I thought it might be interesting to use certain aspects of a sports event like the FIFA World Cup to understanding Products, Compliance, and Security in a more holistic manner.
The FIFA World Cup has been held every 4 years since 1930, and the appeal of this event spans geographical and political boundaries hopefully making it a great explanatory device. There are three aspects to the World Cup that I'll highlight to make my point: technology, fitness, and gaming. All of these are present in this sporting event and are understood in multiple languages and cultures.
Products, compliance, and security will be explained in the same way we understand the Technology, Fitness, and Gaming in the World Cup.
Products play an important role, but like soccer, technology alone will not win games. We can talk about fancy shoes or the technology of the ball itself but they are just infrastructure supporting higher level goals and objectives.
We can speak about compliance as being like the fitness program and training a team must painfully endure in order to even have a shot at the World Cup. Compliance alone is a great gauge of operational fitness but even the fittest teams can be out played.
Lastly, there is a gaming strategy aspect to the World Cup and this is truly what the discipline of security is all about. Let me point out here that, unlike the game of soccer, IT security is a game that is not played to win; you are playing to 'not-lose' -- a much more appropriate framing of the strategy. You cannot plan offensive measures so you must concentrate mostly on the continuity of your business. Your dominant strategy is to raise the costs for your adversary.

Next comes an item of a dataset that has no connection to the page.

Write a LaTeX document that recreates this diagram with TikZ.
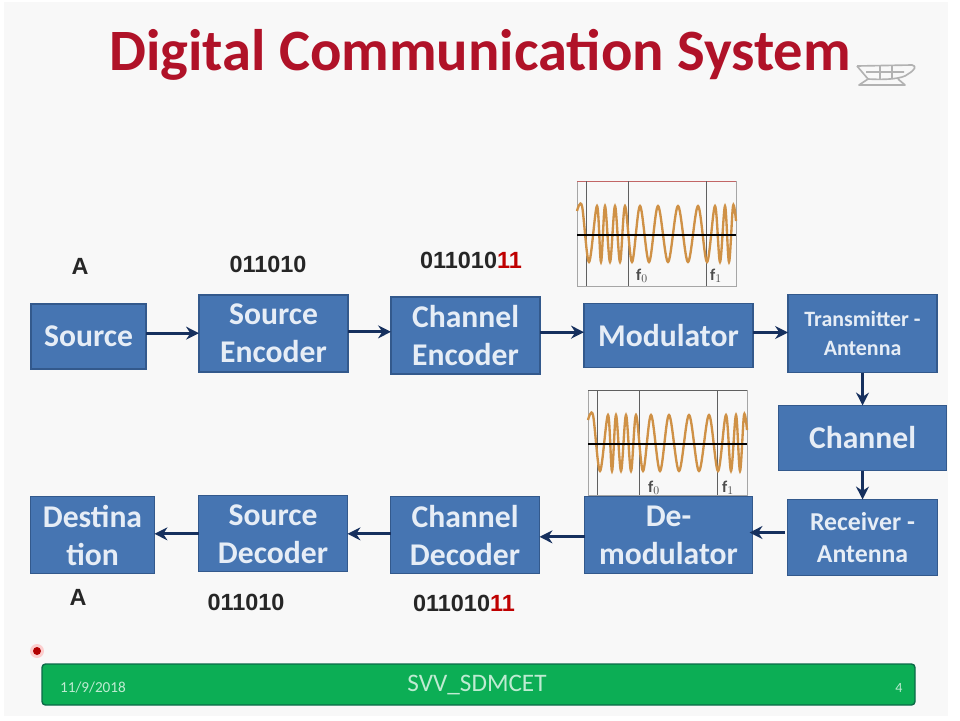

IT operations have matured to a point where fitness and compliance are well understood but unless we frame security as a game, measurement and management will be difficult. For example, instead of asking the operational question of 'how long does it take to patch', a better security game question would be 'how feasible would it be for the adversary to know that this target is unpatched'. I've spoken about this concept of a knowledge margin before and I will be talking about it more in upcoming posts.
Compliance, like fitness, is about operational integrity while security is about gaming. We are playing the security game to not-lose.